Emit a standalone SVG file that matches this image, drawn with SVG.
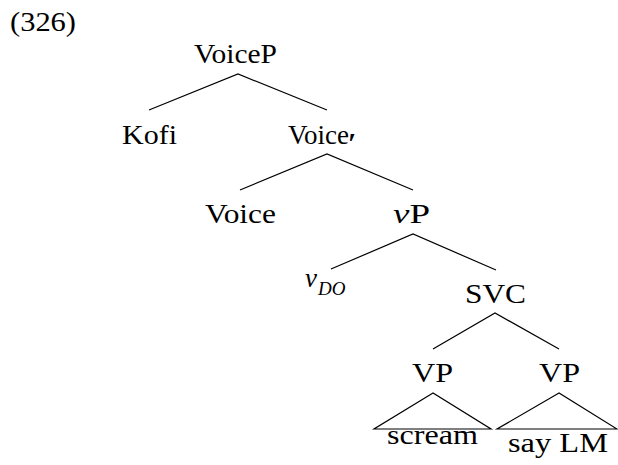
<svg xmlns="http://www.w3.org/2000/svg" width="618" height="465" viewBox="0 0 618 465">
<defs>
<style>
polyline,polygon{stroke:#000;stroke-width:1.2;fill:none}
</style>
</defs>
<rect width="618" height="465" fill="#fff"/>
<text x="10" y="31" textLength="66" lengthAdjust="spacingAndGlyphs" style="font-family:'Liberation Serif',serif;font-size:27px">(326)</text>
<g id="connectors">
<polyline points="149,110 238,74 327,110"/>
<polyline points="240,190 327,154 413,190"/>
<polyline points="331,269 413,234 496,270"/>
<polyline points="433,349 495,313 559,349"/>
<polygon points="433,393 374,429 491,429"/>
<polygon points="559,393 497,429 617,429"/>
</g>
<g id="VoiceP"><text x="194" y="63" textLength="83" lengthAdjust="spacingAndGlyphs" style="font-family:'Liberation Serif',serif;font-size:27px">VoiceP</text></g>
<g id="Kofi"><text x="122" y="144" textLength="55" lengthAdjust="spacingAndGlyphs" style="font-family:'Liberation Serif',serif;font-size:27px">Kofi</text></g>
<g id="VoiceBar"><text x="288" y="144" style="font-family:'Liberation Serif',serif;font-size:27px">Voice<tspan dx="-1" dy="9" style="font-weight:bold;font-size:30px">′</tspan></text></g>
<g id="Voice"><text x="205" y="223" textLength="71" lengthAdjust="spacingAndGlyphs" style="font-family:'Liberation Serif',serif;font-size:27px">Voice</text></g>
<g id="vP"><text x="393" y="223" textLength="37" lengthAdjust="spacingAndGlyphs" style="font-family:'Liberation Serif',serif;font-size:27px"><tspan style="font-style:italic">v</tspan>P</text></g>
<g id="vDO"><text x="305" y="287" style="font-family:'Liberation Serif',serif;font-size:27px"><tspan style="font-style:italic">v</tspan><tspan dx="1" dy="8" style="font-style:italic;font-size:19px">DO</tspan></text></g>
<g id="SVC"><text x="465" y="303" textLength="61" lengthAdjust="spacingAndGlyphs" style="font-family:'Liberation Serif',serif;font-size:27px">SVC</text></g>
<g id="VP1"><text x="412" y="382" textLength="41" lengthAdjust="spacingAndGlyphs" style="font-family:'Liberation Serif',serif;font-size:27px">VP</text></g>
<g id="VP2"><text x="539" y="382" textLength="41" lengthAdjust="spacingAndGlyphs" style="font-family:'Liberation Serif',serif;font-size:27px">VP</text></g>
<g id="scream"><text x="387" y="444" textLength="91" lengthAdjust="spacingAndGlyphs" style="font-family:'Liberation Serif',serif;font-size:27px">scream</text></g>
<g id="sayLM"><text x="508" y="452" textLength="100" lengthAdjust="spacingAndGlyphs" style="font-family:'Liberation Serif',serif;font-size:27px">say LM</text></g>
</svg>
______
» Goal of the exercise: Output all of the data exactly as it stands, minus any images.

» Written solution:
Emit a standalone SVG file that matches this image, drawn with SVG.
<svg xmlns="http://www.w3.org/2000/svg" width="618" height="465" viewBox="0 0 618 465">
<defs>
<style>
polyline,polygon{stroke:#000;stroke-width:1.2;fill:none}
</style>
</defs>
<rect width="618" height="465" fill="#fff"/>
<text x="10" y="31" textLength="66" lengthAdjust="spacingAndGlyphs" style="font-family:'Liberation Serif',serif;font-size:27px">(326)</text>
<g id="connectors">
<polyline points="149,110 238,74 327,110"/>
<polyline points="240,190 327,154 413,190"/>
<polyline points="331,269 413,234 496,270"/>
<polyline points="433,349 495,313 559,349"/>
<polygon points="433,393 374,429 491,429"/>
<polygon points="559,393 497,429 617,429"/>
</g>
<g id="VoiceP"><text x="194" y="63" textLength="83" lengthAdjust="spacingAndGlyphs" style="font-family:'Liberation Serif',serif;font-size:27px">VoiceP</text></g>
<g id="Kofi"><text x="122" y="144" textLength="55" lengthAdjust="spacingAndGlyphs" style="font-family:'Liberation Serif',serif;font-size:27px">Kofi</text></g>
<g id="VoiceBar"><text x="288" y="144" style="font-family:'Liberation Serif',serif;font-size:27px">Voice<tspan dx="-1" dy="9" style="font-weight:bold;font-size:30px">′</tspan></text></g>
<g id="Voice"><text x="205" y="223" textLength="71" lengthAdjust="spacingAndGlyphs" style="font-family:'Liberation Serif',serif;font-size:27px">Voice</text></g>
<g id="vP"><text x="393" y="223" textLength="37" lengthAdjust="spacingAndGlyphs" style="font-family:'Liberation Serif',serif;font-size:27px"><tspan style="font-style:italic">v</tspan>P</text></g>
<g id="vDO"><text x="305" y="287" style="font-family:'Liberation Serif',serif;font-size:27px"><tspan style="font-style:italic">v</tspan><tspan dx="1" dy="8" style="font-style:italic;font-size:19px">DO</tspan></text></g>
<g id="SVC"><text x="465" y="303" textLength="61" lengthAdjust="spacingAndGlyphs" style="font-family:'Liberation Serif',serif;font-size:27px">SVC</text></g>
<g id="VP1"><text x="412" y="382" textLength="41" lengthAdjust="spacingAndGlyphs" style="font-family:'Liberation Serif',serif;font-size:27px">VP</text></g>
<g id="VP2"><text x="539" y="382" textLength="41" lengthAdjust="spacingAndGlyphs" style="font-family:'Liberation Serif',serif;font-size:27px">VP</text></g>
<g id="scream"><text x="387" y="444" textLength="91" lengthAdjust="spacingAndGlyphs" style="font-family:'Liberation Serif',serif;font-size:27px">scream</text></g>
<g id="sayLM"><text x="508" y="452" textLength="100" lengthAdjust="spacingAndGlyphs" style="font-family:'Liberation Serif',serif;font-size:27px">say LM</text></g>
</svg>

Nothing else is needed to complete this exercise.